Ich würde das zitierte Werk umbenennen in 9' (Sinfonie Nr. 9 Strich), Untertitel :
Aus der ganz neuen Welt. Dann fehlen nur noch lautmalerisch die Geräusche von Autohupen und von Polizeipistolen auf farbige Falschparker in den Rücken. Um dem Grundgeräuschpegel der Neuen Welt gerecht zu werden, wird die Aufnahme nur in komprimierter 8 Bit Technik ausgeliefert, mit 8Bit Dither ohne Noise-Shaping, Wie Dvorak wohl NSA-Handy-Abhöre oder Irak-Krieg nach gefakten Anlässen in Sinfonie-Sätze umgesetzt hätte?
In C-Dur hat er die 9. jedenfalls damals schon nicht geschrieben. [Scherzo Presto Modus off].
Auch wenn keine
Götterfunken sprühen, ist Dvoraks Neunte doch eines meiner absoluten
Favourites.

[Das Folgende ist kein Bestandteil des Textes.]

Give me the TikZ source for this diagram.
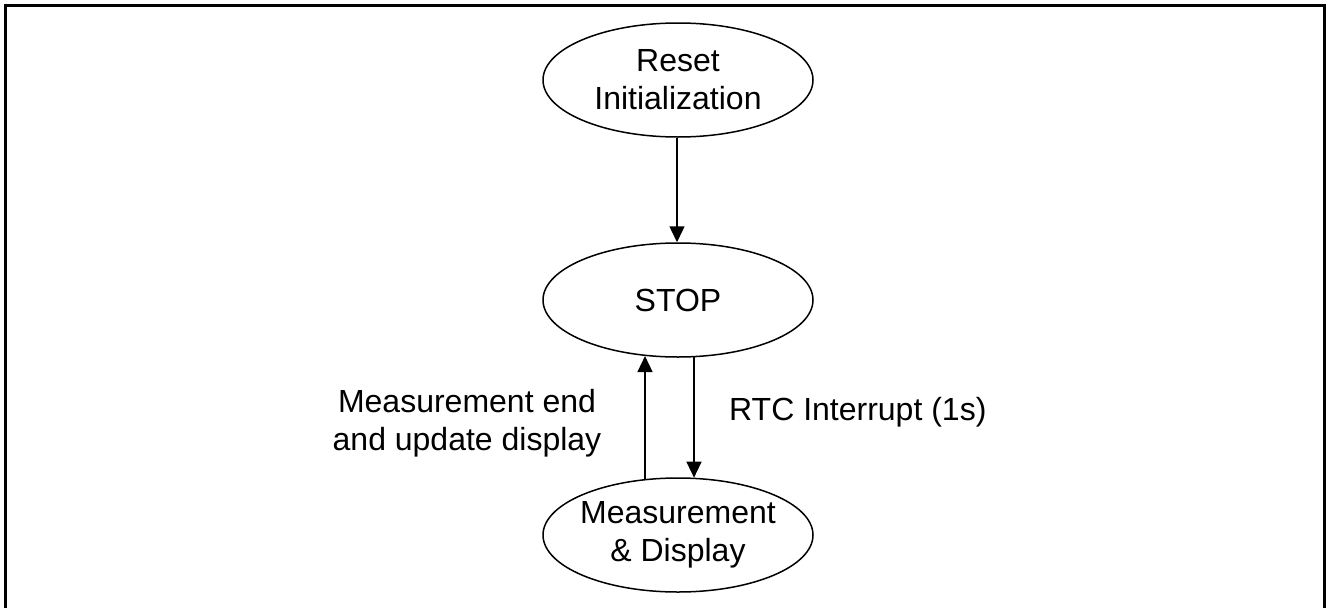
\documentclass[tikz,border=0pt]{standalone}
\usepackage{fontspec}
\setmainfont{Liberation Sans}
\usetikzlibrary{shapes.geometric,arrows.meta}
\begin{document}
\begin{tikzpicture}[x=1pt,y=-1pt,
  state/.style={ellipse,draw,line width=1.5pt,minimum width=270pt,minimum height=114pt,inner xsep=-20pt,inner ysep=0pt,align=center,font=\fontsize{32}{38}\selectfont},
  conn/.style={line width=1.5pt,-{Triangle[length=16pt,width=15pt]}},
  lbl/.style={align=center,inner sep=0pt,font=\fontsize{32}{38}\selectfont}]
\useasboundingbox (0,0) rectangle (1326,608);
\draw[line width=3pt] (5.5,620) -- (5.5,5.5) -- (1324.5,5.5) -- (1324.5,620);
\node[state] (reset) at (678,80) {Reset\\Initialization};
\node[state] (stop) at (678,300) {STOP};
\node[state] (meas) at (678,535) {Measurement\\\& Display};
\draw[conn] ([xshift=-1pt]reset.south) -- ([xshift=-1pt]stop.north);
\draw[conn] ([xshift=-33pt,yshift=-1.7pt]meas.north) -- ([xshift=-33pt,yshift=1.7pt]stop.south);
\draw[conn] ([xshift=16pt,yshift=0.4pt]stop.south) -- ([xshift=16pt,yshift=-0.4pt]meas.north);
\node[lbl,anchor=north] (lab1) at (467,389) {Measurement end\\and update display};
\node[lbl,anchor=base west] (lab2) at (729,420) {RTC Interrupt (1s)};
\end{tikzpicture}
\end{document}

Böhmische Musik-Meisterklasse, die unter die Haut geht, wenn der Dirigent den Geist des Komponisten verinnerlicht hat.
Was mich besonders interessieren würde, ist, wie unser klassikversiertes Forumsurgestein Sigi diese Einspielung sieht. Ich habe bisher nur den einen Satz gehört, und das muss meine Bewertung relativieren. Du, Joe, giltst hier als Entdecker der zitierten Einspielung, hast sie empfohlen, ohne weiter ins Detail zu gehen. Vielleicht holst du das noch nach, obgleich die emotionale Wirkung eines Stückes schwer in Worte zu fassen ist.
Die Berliner Philharmoniker haben sich bezüglich Nelson anderweitig entschieden, aber das soll hier nicht als rhetorische Geschicklichkeit meinerseits interpretiert werden, denn dieses Geschehen liegt bereits in der Vergangenheit. Boston Music Hall hat eine außergewöhnlich gute Akustik, und das dortige Symphonieorchester genießt einen ebenso exzellenten Ruf - das ist in der Summe so, wie wenn Nelson gut geheiratet hat. Und die geschätzte Ann Sophie Mutter
lächelt ihm zu, wem sonst? Ein 24-Jähriger, der offenbar der Welt etwas zu sagen hat, erarbeitet sich seinen Respekt. Den hat er auch von mir, trotz meiner Kritik am (vielleicht noch jugendlich ungestümen) Tempo.